Examples of Problematic Charting

"Patient became hypotensive. Physician advised, but did not immediately examine the patient."

"Antibiotics ordered for patient with septic shock at 14:00, but were not administered by nurse until 16:25."

"I ordered vital signs every 15 minutes, but vitals were not performed for over one hour, and the patient was found to be profoundly hypotensive."

Source: Finger Pointing in Nurse Charting is an Opportunity for the Plaintiff. (March 1, 2021). ED Legal Letter.

Practical Tips to Keep the Chart Out of the Blame Game

1. "We Listen and We Don't Judge"

Not too long ago, this viral saying had social media content creators in a chokehold, and even now, it gets laughs in presentations, but it resonates for a reason.

  • The medical record should reflect what you observed, assessed, and did, not your opinion of how the situation developed or who may have contributed to it.

2. Just the Facts

  • The chart is not a place to vent or document what you would have done differently.

3. Quality Documentation, Not the Whole Kitchen Sink

  • The medical record supports patient care. It is not a substitute for quality review.
  • Concerns about system breakdowns, handoffs, or prior management deserve thoughtful review, but that review belongs in established quality or risk-management processes (e.g., peer review), not captured in progress notes.

4. No Name-Calling

  • Calling out another provider in the record (directly or indirectly) hardly ever protects anyone.
  • More often, finger-pointing in the chart expands the list of people involved when litigation follows.

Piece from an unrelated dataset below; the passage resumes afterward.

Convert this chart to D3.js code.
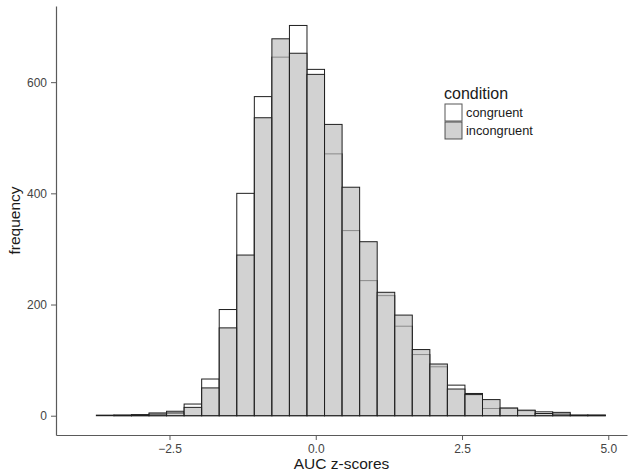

5. Charting Late Entries and Addenda? Proceed Carefully.

  • If late entries or addenda are necessary, they should be factual, clearly labeled, and limited in scope, with the goal of clarification rather than of defending, correcting, or justifying earlier documentation.
  • When thinking about late entries or addenda, it can be helpful to pause and ask, “What is the purpose of this entry”?

When documentation stays focused on facts rather than finger-pointing, it keeps the attention where it belongs: on the patient and the care being provided. Medical records that age best reflect what was known and done in the moment, without trying to assign blame after the fact.

References

[1] Young, Melissa, MD. (September 9, 2013). It’s Unprofessional to Point Fingers in Patient Notes. Physicians Practice.

[2] Ask ECRI: Jousting in Documentation. (August 9, 2024). ECRI Guidance Document.

[3] Constantine, D. (October 27, 2022). When it Comes to Documentation, Choose Civility. Cooperative of American Physicians.

[4]  Candello. (2024). For The Record: The Effect of Documentation on Defensibility and Patient Safety.

[5] Loomis, J. (September 2017). Jousting. The Sentinel. SVMIC

[6] Finger‑Pointing in Nurse Charting Is an Opportunity for the Plaintiff. (March 1, 2021). ED Legal Letter.